Perhaps what pulls its back was the inherent difference between thai and english voice. Wavenet, while highly remarkable in english, depends mostly on its acoustic features, something that requires well-trained linguists to extract. This complication in data preparation makes it hard to provide sufficient amount data to feed the ravenousness of these deep learning models, especially for thai voice.

Even in english, the issue persists. Things could be simpler if we can condition the model on the text directly. And this was the idea. For example, Deep voice 3$^6$, Char2Wav$^7$, and Tacotron$^8$ proposed models that could automatically extract acoustic features from text, without human intervention. And from them, we use standard acoustic algorithms to convert them back to wavesound. Like all good deep learning practice: “stage what you want and let the algorithm derives the features for you.” These algorithms were able to produce high quality sound, but the only problem was, they were not as good as Wavenet.

Market Size

The Rise of Audio Books

The average consumer has less time to consume information. When data transfer technology over the Internet became faster, "Listening" became popular as an alternative to "Reading." According to statistics, audio book sales have increased dramatically in recent years.

Thailand Audio Book

The number of audio book publishers in Thailand is fairly low. According to 2021 data, we only have roughly 1,000 audio books in our online store, which is less than 1% of all books sold in the market.

Big Opportunity Ahead

According to Statista, in 2016, 79,000 audio books were released in the United States, which has the most audio book listeners in the world, which is 34% more than general e-book published.

Business Model

Sale of Audio Book

Our audio book business model is fairly simple: we connect with book publishers in Thailand and produce audio books using our TTS model. We devised the following revenue sharing scheme: -

• 20% to Vulcan

• 80% to book publishers

Subscription Fee (Future)

We also designed an audio book revenue model in the form of a subscription model, which allows monthly subscribers to listen to our audio books unlimitedly. However, we must study the legal constraints on revenue sharing among different parties.

Competitive Advantages

• Low production cost

• Fast time to market

• Social innovation

• Advance audio book platform

References

$^1$ http://www.vajatts.com/overview

$^2$​ https://en.wikipedia.org/wiki/Hidden_Markov_model

$^3$ Hochreiter, S., & Schmidhuber, J. (1997). Long short-term memory. Neural computation, 9(8), 1735-1780.
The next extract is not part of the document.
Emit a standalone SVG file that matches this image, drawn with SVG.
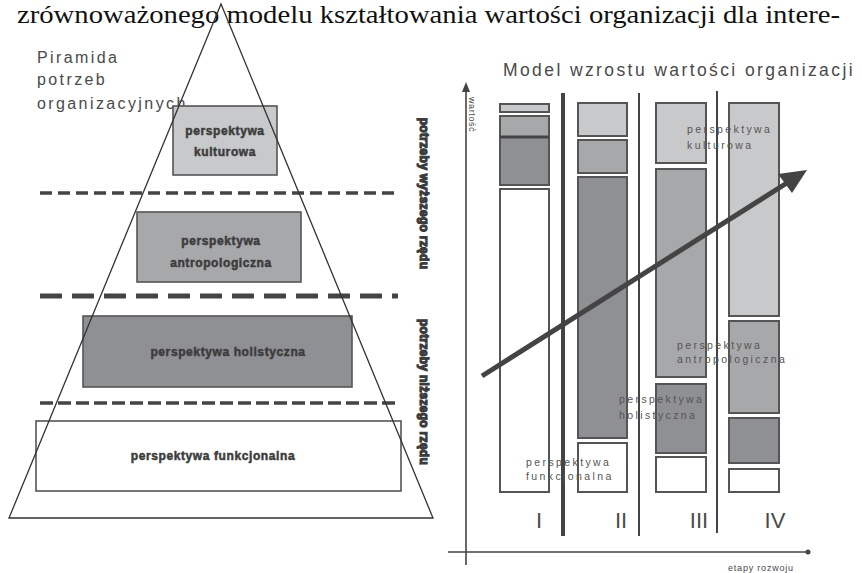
<svg xmlns="http://www.w3.org/2000/svg" width="862" height="573" viewBox="0 0 862 573">
<style>
.lbl{font-family:"Liberation Sans",Arial,sans-serif;fill:#4a4a4a}
.box{stroke:#555;stroke-width:1.6}
.bt{font-family:"Liberation Sans",Arial,sans-serif;font-weight:bold;font-size:12px;fill:#3c3c3c;stroke:#3c3c3c;stroke-width:0.5;text-anchor:middle;letter-spacing:0.6px}
.ct{font-family:"Liberation Sans",Arial,sans-serif;font-size:10.5px;fill:#555;letter-spacing:2.4px}
.rom{font-family:"Liberation Sans",Arial,sans-serif;font-size:22px;fill:#4a4a4a;text-anchor:middle}
.cb{stroke:#555;stroke-width:2}
.l{fill:#c8c9cb}.m{fill:#a7a8aa}.d{fill:#8f9093}.w{fill:#fff}
.dash{stroke:#444;fill:none}
</style>
<rect width="862" height="573" fill="#fff"/>
<text x="17" y="23" font-family="Liberation Serif,'Times New Roman',serif" font-size="26" fill="#111" textLength="823" lengthAdjust="spacingAndGlyphs">zrównoważonego modelu kształtowania wartości organizacji dla intere-</text>

<g id="pyramid-title">
<text class="lbl" x="37" y="63" font-size="16" letter-spacing="2.4">Piramida</text>
<text class="lbl" x="37" y="85" font-size="16" letter-spacing="2.4">potrzeb</text>
<text class="lbl" x="37" y="109" font-size="16" letter-spacing="2.4">organizacyjnych</text>
</g>

<g id="dashed-lines">
<line class="dash" x1="40" y1="193" x2="398" y2="193" stroke-width="3.5" stroke-dasharray="12 6"/>
<line class="dash" x1="40" y1="296" x2="398" y2="296" stroke-width="5" stroke-dasharray="22 10"/>
<line class="dash" x1="40" y1="403" x2="398" y2="403" stroke-width="3.5" stroke-dasharray="13 5"/>
</g>

<g id="p-kulturowa">
<rect class="box l" x="173" y="106" width="104" height="69"/>
<text class="bt" x="225" y="135">perspektywa</text>
<text class="bt" x="225" y="156">kulturowa</text>
</g>
<g id="p-antropologiczna">
<rect class="box m" x="137" y="212" width="164" height="70"/>
<text class="bt" x="221" y="245">perspektywa</text>
<text class="bt" x="221" y="267">antropologiczna</text>
</g>
<g id="p-holistyczna">
<rect class="box d" x="83" y="316" width="269" height="71"/>
<text class="bt" x="228" y="356">perspektywa holistyczna</text>
</g>
<g id="p-funkcjonalna">
<rect class="box w" x="36" y="421" width="365" height="70"/>
<text class="bt" x="213" y="460">perspektywa funkcjonalna</text>
</g>

<g id="pyramid">
<polygon points="221,4 9,518 433,518" fill="none" stroke="#333" stroke-width="1.3"/>
</g>

<g id="side-labels">
<text class="bt" transform="translate(420,193.5) rotate(90)" font-size="13" style="stroke-width:1.2;letter-spacing:0.3px">potrzeby wyższego rzędu</text>
<text class="bt" transform="translate(420,392) rotate(90)" font-size="13" style="stroke-width:1.2;letter-spacing:0.3px">potrzeby niższego rzędu</text>
</g>

<g id="chart-title">
<text class="lbl" x="503" y="76" font-size="17.5" letter-spacing="2.4">Model wzrostu wartości organizacji</text>
</g>

<g id="axes">
<line x1="466" y1="88" x2="466" y2="565" stroke="#444" stroke-width="1.6"/>
<polygon points="466,82 462,92 470,92" fill="#444"/>
<line x1="448" y1="552" x2="806" y2="552" stroke="#444" stroke-width="1.6"/>
<circle cx="808" cy="552" r="2.5" fill="#444"/>
<text class="lbl" transform="translate(469,97) rotate(90)" font-size="9" letter-spacing="0.6">wartość</text>
<text class="lbl" x="728" y="571" font-size="9" letter-spacing="0.8">etapy rozwoju</text>
</g>

<g id="separators">
<line x1="563" y1="93" x2="563" y2="536" stroke="#444" stroke-width="4"/>
<line x1="639" y1="93" x2="639" y2="536" stroke="#444" stroke-width="2"/>
<line x1="717" y1="91" x2="717" y2="533" stroke="#444" stroke-width="2"/>
</g>

<g id="stage-I">
<rect class="cb l" x="500" y="104" width="49" height="8"/>
<rect class="cb m" x="500" y="116" width="49" height="21"/>
<rect class="cb d" x="500" y="137" width="49" height="48"/>
<line x1="500" y1="137" x2="549" y2="137" stroke="#444" stroke-width="3"/>
<rect class="cb w" x="500" y="189" width="49" height="303"/>
<text class="rom" x="539" y="528">I</text>
</g>
<g id="stage-II">
<rect class="cb l" x="578" y="103" width="49" height="33"/>
<rect class="cb m" x="578" y="140" width="49" height="33"/>
<rect class="cb d" x="578" y="177" width="49" height="261"/>
<rect class="cb w" x="578" y="443" width="49" height="49"/>
<text class="rom" x="621" y="528">II</text>
</g>
<g id="stage-III">
<rect class="cb l" x="656" y="103" width="50" height="60"/>
<rect class="cb m" x="656" y="169" width="50" height="208"/>
<rect class="cb d" x="656" y="384" width="50" height="69"/>
<rect class="cb w" x="656" y="457" width="50" height="35"/>
<text class="rom" x="699" y="528">III</text>
</g>
<g id="stage-IV">
<rect class="cb l" x="729" y="103" width="50" height="213"/>
<rect class="cb m" x="729" y="321" width="50" height="92"/>
<rect class="cb d" x="729" y="418" width="50" height="45"/>
<rect class="cb w" x="729" y="469" width="50" height="23"/>
<text class="rom" x="775" y="528">IV</text>
</g>

<g id="growth-arrow">
<line x1="482" y1="376" x2="790" y2="181" stroke="#444" stroke-width="5"/>
<polygon points="807,170 778,174 792,193" fill="#444"/>
</g>

<g id="chart-labels">
<text class="ct" x="687" y="133">perspektywa</text>
<text class="ct" x="687" y="149">kulturowa</text>
<text class="ct" x="677" y="349">perspektywa</text>
<text class="ct" x="677" y="363">antropologiczna</text>
<text class="ct" x="619" y="403">perspektywa</text>
<text class="ct" x="619" y="419">holistyczna</text>
<text class="ct" x="526" y="466">perspektywa</text>
<text class="ct" x="526" y="480">funkcjonalna</text>
</g>
</svg>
$^4$ Oord, A. V. D., Dieleman, S., Zen, H., Simonyan, K., Vinyals, O., Graves, A., ... & Kavukcuoglu, K. (2016). Wavenet: A generative model for raw audio. arXiv preprint arXiv:1609.03499.

$^5$ Shen, J., Pang, R., Weiss, R. J., Schuster, M., Jaitly, N., Yang, Z., ... & Saurous, R. A. (2018, April). Natural tts synthesis by conditioning wavenet on mel spectrogram predictions. In 2018 IEEE International Conference on Acoustics, Speech and Signal Processing (ICASSP) (pp. 4779-4783). IEEE.

$^6$ Ping, W., Peng, K., Gibiansky, A., Arik, S. O., Kannan, A., Narang, S., ... & Miller, J. (2017). Deep voice 3: Scaling text-to-speech with convolutional sequence learning. arXiv preprint arXiv:1710.07654.

$^7$ Sotelo, J., Mehri, S., Kumar, K., Santos, J. F., Kastner, K., Courville, A., & Bengio, Y. (2017). Char2wav: End-to-end speech synthesis.

$^8$ Wang, Y., Skerry-Ryan, R. J., Stanton, D., Wu, Y., Weiss, R. J., Jaitly, N., ... & Le, Q. (2017). Tacotron: Towards end-to-end speech synthesis. arXiv preprint arXiv:1703.10135.